Ms. Stinson has a direct connection with each work, beginning with Elliott Carter's landmark Cello Sonata of 1948; she worked directly with the composer in his New York City apartment while a student at Juilliard, where she studied the piece with Joel Krosnick.

The world premiere of Branic Howard's Folds and Overlays is based on Jorge Luis Borges' short story, On Exactitude in Science. The composer writes: a map is created, so detailed and expansive, it 'coincides point for point' with the empire it superimposes. The map is rendered useless over time, as the inhabitants of the empire no longer find geography fashionable. They rid of the map by allowing it to deteriorate in the weather. In time, animals and beggars inhabit the threadbare particles of the map; they take shelter in the detritus of this cartographic overlay. Folds and Overlays hopes to capture this idea of the hyperreal by literally laying a map of timbral processing over the cello-except the map changes through time. The cellist navigates through these subtly shifting sound worlds, where our proximity to the natural cello and the hyperreal one are in continual play."

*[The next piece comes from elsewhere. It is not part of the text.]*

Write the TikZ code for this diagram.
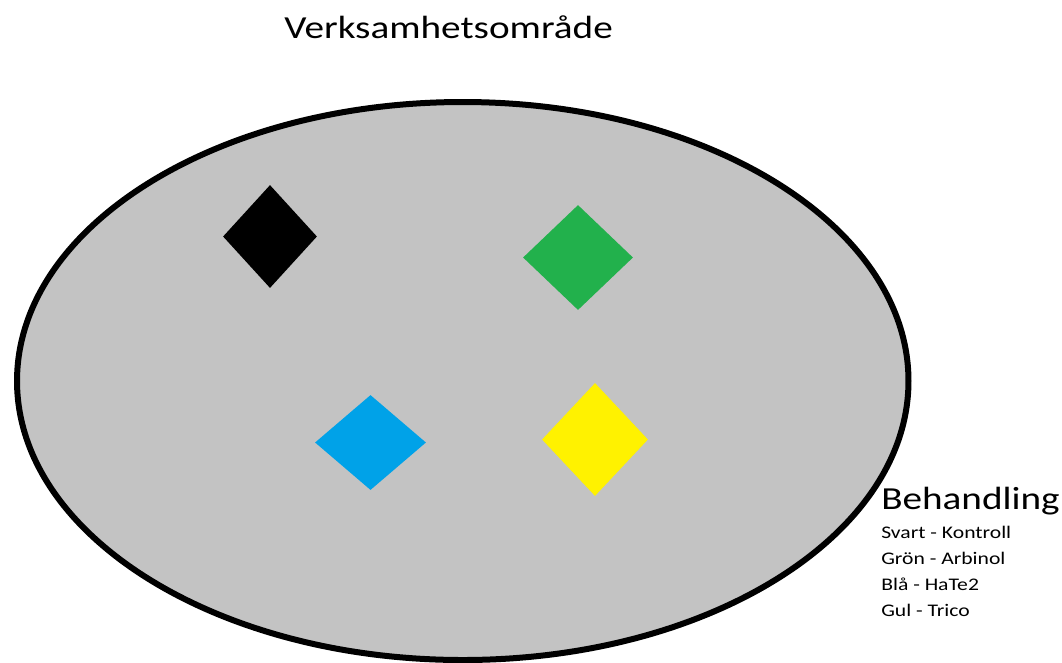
\documentclass[tikz,border=0pt]{standalone}
\usepackage{fontspec}
\setmainfont{Carlito}[FakeStretch=1.22]
\usepackage{xcolor}
\usepackage{tikz}
\usetikzlibrary{shapes.geometric,positioning}
\definecolor{fgray}{HTML}{C3C3C3}
\definecolor{pgreen}{HTML}{22B14C}
\definecolor{pblue}{HTML}{00A2E8}
\definecolor{pyellow}{HTML}{FFF200}
\tikzset{
  field/.style={ellipse, draw=black, fill=fgray, line width=4.5pt, inner sep=0pt,
    minimum width=668.6pt, minimum height=418.5pt},
  plot/.style={diamond, draw=none, inner sep=0pt, shape aspect=1},
  heading/.style={font=\fontsize{24.1}{28}\selectfont, inner sep=0pt},
  legtext/.style={font=\fontsize{13.3}{19.5}\selectfont, inner sep=0pt},
}

\begin{document}
\begin{tikzpicture}[x=0.75pt, y=-0.75pt]
\useasboundingbox (0,0) rectangle (1062,662);
\node[heading, anchor=base west] (title) at (284,38) {Verksamhetsområde};

\node[field] (omrade) at (462.75,381) {};

\node[plot, fill=black, minimum width=70.5pt, minimum height=77.25pt] (svart) at (270,236.5) {};
\node[plot, fill=pgreen, minimum width=82.5pt, minimum height=78.75pt] (gron) at (578,257.5) {};
\node[plot, fill=pblue, minimum width=83.25pt, minimum height=71.25pt] (bla) at (370.5,442.5) {};
\node[plot, fill=pyellow, minimum width=79.5pt, minimum height=84.75pt] (gul) at (595,439.5) {};

\node[heading, anchor=base west] (behandling) at (881,509) {Behandling};
\foreach \txt [count=\i] in {Svart - Kontroll, Grön - Arbinol, Blå - HaTe2, Gul - Trico}
  \node[legtext, anchor=base west] (leg\i) at (881,512+26*\i) {\txt};
\end{tikzpicture}
\end{document}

Ms. Stinson first performed Joan Tower's Tres Lent with the composer at Maverick Concerts in Woodstock, NY in 2002. Influenced by Olivier Messiaen, the work is the composer's "attempt to make 'slow' music work."

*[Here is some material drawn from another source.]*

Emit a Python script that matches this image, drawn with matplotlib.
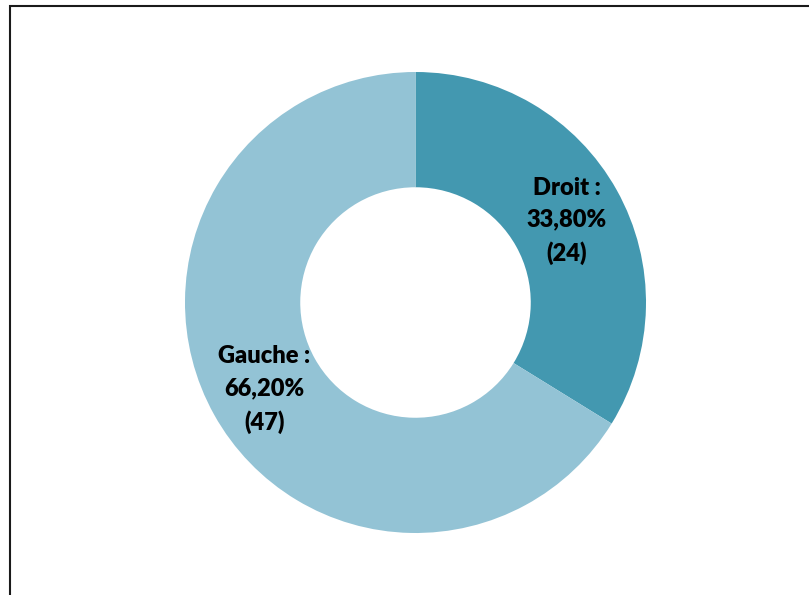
import matplotlib
matplotlib.use("Agg")
import matplotlib.pyplot as plt
from matplotlib.lines import Line2D
import numpy as np

# data
categories = ["Droit", "Gauche"]
counts = [24, 47]
percents = ["33,80%", "66,20%"]
colors = ["#4398B0", "#93C3D5"]

W, H = 809, 595
fig = plt.figure(figsize=(W / 100, H / 100), dpi=100)

# donut placement (pixels in the reference)
cx, cy, r = 415.5, 302.5, 230.5
ax = fig.add_axes([(cx - r) / W, 1 - (cy + r) / H, 2 * r / W, 2 * r / H])

labels = [f"{c} :\n{p}\n({n})" for c, p, n in zip(categories, percents, counts)]

wedges, _ = ax.pie(counts, colors=colors, startangle=90, counterclock=False,
                   radius=1, wedgeprops=dict(width=0.5, linewidth=0))

# labels in the middle of the ring
for w, lab in zip(wedges, labels):
    mid = np.deg2rad((w.theta1 + w.theta2) / 2)
    ax.text(0.75 * np.cos(mid), 0.75 * np.sin(mid) - 0.012, lab, ha="center", va="center",
            fontsize=17, fontweight="heavy", family="Lato", linespacing=1.55,
            color="black")

ax.set_xlim(-1, 1)
ax.set_ylim(-1, 1)
ax.set_aspect("equal")
ax.axis("off")

# chart frame (left and top edges visible)
x0, y0 = 10 / W, 1 - 5.5 / H
fig.add_artist(Line2D([x0, x0, 1.01], [-0.01, y0, y0], transform=fig.transFigure,
                      color="#1a1a1a", linewidth=1.5, solid_joinstyle="miter"))

fig.savefig("out.png", dpi=100, facecolor="white")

Next in the program will be the US premiere of T. Patrick Carrabre's Ancestral Drones(Ms. Stinson gave the world premiere of the work in Canada in 2011). Commissioned for her, the work, in the composer's words, "tries to place the virtuosity of our western tradition into the context of a more primordial music making, where the cry of the soul sings through those notes that lean into the drone and call us to float with them."

The program concludes with Magnus Lindberg's Konzertstuck for cello and piano. Ms. Stinson first met Mr. Lindberg in 2010, when he heard her perform Esa-Pekka Salonen's fiendishly difficult solo cello work, YTA III, at New York City's Poisson Rouge.